Re: Strange Kafka throughput issues

Posted by Sunny Kim <su...@ziprecruiter.com>.

Thanks Boris,

It's already using SSD.  Yes, I understand that about EBS.  But I don't
think that explains the throughput I was getting with 1K message size (300K
msgs/sec @ 300MB/sec) vs 48K message size (1160 msgs/sec @ 53MB/sec).....
and the fact that nothing seems to affect the throughput by changing
parameters like batch.size, linger.ms, and compression.type.   Something
else appears to be blocking the producer.     As noted in the original
email,  if I run multiple copies of producer instances in parallel, each
producer is able to send at the similar rate of 1160 msg/sec and the kafka
cluster does fine to process them.   So it doesn't appear to be the Kafka
cluster issue.



On Wed, Aug 30, 2017 at 2:16 PM, Boris Sorochkin <sb...@gmail.com> wrote:

> Can you please do 2 additional tests:
> 1. Take SSD based instances and put Kafka storage on SSD.
> 2. Run storage benchmark with the same block size.
>
> What throughput do you receive?
> What EBS storage type do you use?
> Remember, EBS network is shared with the instance network so you'd get at
> most half of the nominal throughput with EBS.
>
> On Tue, Aug 29, 2017 at 12:59 AM, Sunny Kim <su...@ziprecruiter.com>
> wrote:
>
> > Hello,
> >
> > First here's what I have:
> >
> > - 5 node (m4.2xlarge,  8 vCPU, 32G RAM) Kafka cluster
> > - running version: 0.11.0
> > - each broker has 4 dedicated ebs storage
> > - a single topic:  40 partitions,  repl-factor=3
> >
> > I'm using the kafka-producer-perf-test to benchmark it.
> >
> > ---------------------
> > Test 1:
> > - record-size: 1000 bytes
> > - producer setting:  batch.size=40000,  linger.ms=40
> >
> > Throughput: 53K records/sec (51MBsec)
> > ----------------------
> > Test 2:
> > - same as Test 1 but also added:  compression.type=lz4
> >
> > Throughput: 316K records/sec (300MB/sec)
> > ----------------------
> >
> > So far so good!  And pretty impressive!  But problem starts when I
> increase
> > the record-size to 48K bytes.   Of course, I realize the throughput will
> > decrease as record size gets bigger.  But what I'm seeing appears to be
> > beyond the normal expected behavior.   I appear to be hitting on some
> > resource/blocking issues.   But I can't figure out what.   Here's the
> > benchmark result.
> >
> >
> > Test 3:
> > - record-size: 48000 bytes
> > - producer setting:  batch.size=40,000, linger.ms=40,
> compression.type=lz4
> >
> > Throughput:  1160 records/sec (53MB/sec)
> >
> > And I've systematically changed tried many different combinations of
> above
> > parameters (i.e. increasing batch.size gradually from 40,000 to
> 4,000,000.
> > linger.ms from 40 to 4000, etc and their combinations).   For every
> test,
> >  the throughput would more or less remain the same at between 1160 to
> 1350
> > records/sec.
> >
> > Now, if I run 2 producers in parallel, each producer will still manage to
> > produce throughput of 1160 rec/sec.   Even with 3 producers in parallel,
> >  same thing.
> >
> > So obviously, it's not the kafka cluster issue.    There appears to be
> > something blocking on the producer side.   And it doesn't appear to be
> the
> > cpu or the memory.     Could it be the kafka-producer-perf-tool script
> > that's the problem?
> >
> > If anyone has a suggestion to help me investigate this further, I would
> > very much appreciate it.   Thank you!
> >
> > Btw,  was the "--threads" option removed from the tool?   Why?
> >
> > regards,
> > Sunny
> >
>

Re: Strange Kafka throughput issues

Posted by Boris Sorochkin <sb...@gmail.com>.

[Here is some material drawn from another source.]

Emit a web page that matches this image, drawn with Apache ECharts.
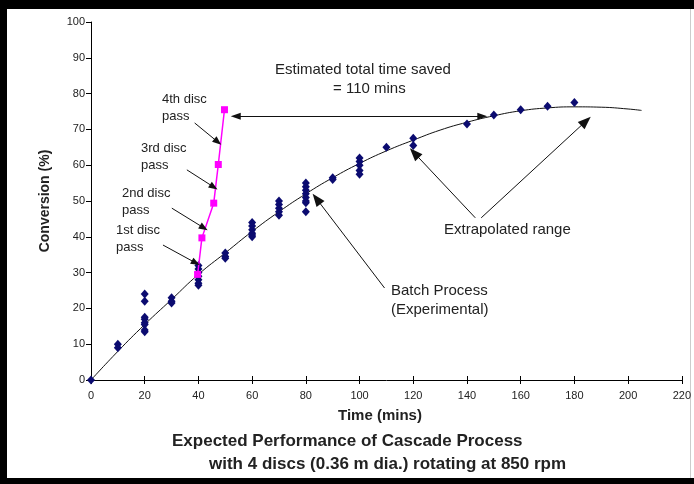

Can you please do 2 additional tests:
1. Take SSD based instances and put Kafka storage on SSD.
2. Run storage benchmark with the same block size.

What throughput do you receive?
What EBS storage type do you use?
Remember, EBS network is shared with the instance network so you'd get at
most half of the nominal throughput with EBS.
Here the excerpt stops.